OK, so the thought of the world trance music wonders Suns of Arqa doing a cover versions album of Leonard Cohen songs didn’t at first leap off the page or even into my CD player at first. However, after the first initial shock of this venture the album works exceedingly well and creates a weird but fascinating hybrid that traverses several barriers. It would be pointless to compare the tracks to the original songs as they sound very different, so I would be constantly repeating myself saying how different they are.

“Anthem” is a dancing reggae jaunt that has the world feel that the Suns are famous for. By the time the second track kicks in we are in very different territory – “Every Pebble” sounds like The Residents do a very psychedelic dub number via a moribund Kali. It’s really quite scary and very odd, but it does groove. Lush keyboards and tablas kick in on “The Window” to provide a drifting rhythm that gives it a Goa trance feel full of early morning ambience. Big bass and lilting vocals hold “Story of Isaac” together with its stop-start beat and unearthly echo. “The Sisters of Mercy” has a wonderful bhangra beat that punches the track along in a heavy dub fashion fully of quirky electronics and understated vocals; a real charm.

“One Night I Burned” has a jitter beat and vocal sound that wouldn’t have been out of place on an early Danielle Dax album. Again the beat here drives the song into a powerful relentless industrial rhythm that outdoes Coil. “You Have No Form” is late night dance piece with pulsating synths and sampled vocals. “On Hearing a Name Long Unspoken” carries on “One Night’s” vibe and scatters around in a style that cross-pollinates trance with jazz and sounds sung from a mountain top. “Prayer For Messiah’s” scratched beat and mono-synth wibble add a juddering syncopation over ethereal vocals that carry the song through, while “Who by Fire” settles back in more comfortable beat that you can find your body swaying to even the vocals sound pained and full of angst. “Opium and Hitler” has the vocals carry the melody over a fairly basic beat that squelches along behind some wonderful singing.

“Magic Is Afoot” has deep synth boom thuds over a trip-hop beat and industrial sounding noises – here though the vocals seem a little lost in the mix. The opening to “Baghdad Batterie” is a little more traditional Suns of Arqa fair with its eastern sounding lead (played on an oud?) and trance rhythm. Tablas again help fill in the beat and the Suns begin to take off for an early evening raga feel, one of my personal favourites on the album. Beautiful choir and lovely pad synths introduce “Funeral Ikos” as the lead vocals sweep and overtake before the beat begins and gives you the feel of a Santa Eularia afternoon – the track is truly outstanding. “Venu Bachar” closes the album with some subtle piano work in a neo-classical style which is wonderfully played; an odd end to an eccentric album.

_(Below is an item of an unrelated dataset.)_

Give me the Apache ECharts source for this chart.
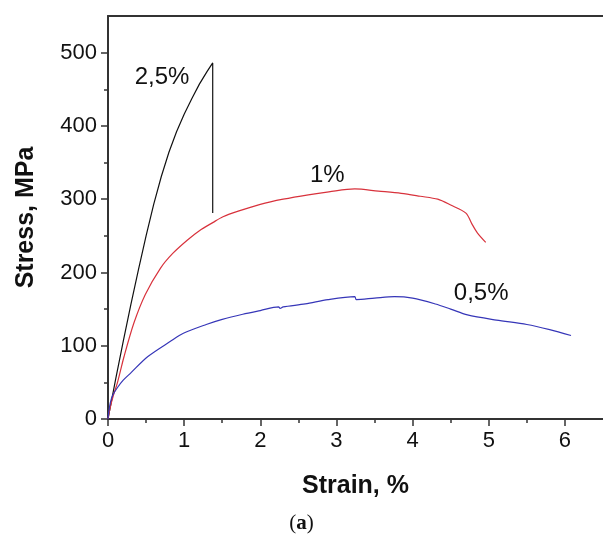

As a whole the album seems somewhat inconsistent at times but funnily enough this ends up being its primary strength. It works better as viewing it as individual pieces rather than as an album with a common thread as it takes from various parts of Cohen’s career and  interprets them in various styles that sometimes clash and others work sympathetically with each other; this is the nature of true experimentation. If you’re thinking of picking this up the jewel in the crown for this release is the bonus DVD that features some stunning live performances by the Suns filmed at Glastonbury and the Big Chill and is worth the entrance fee all on its own.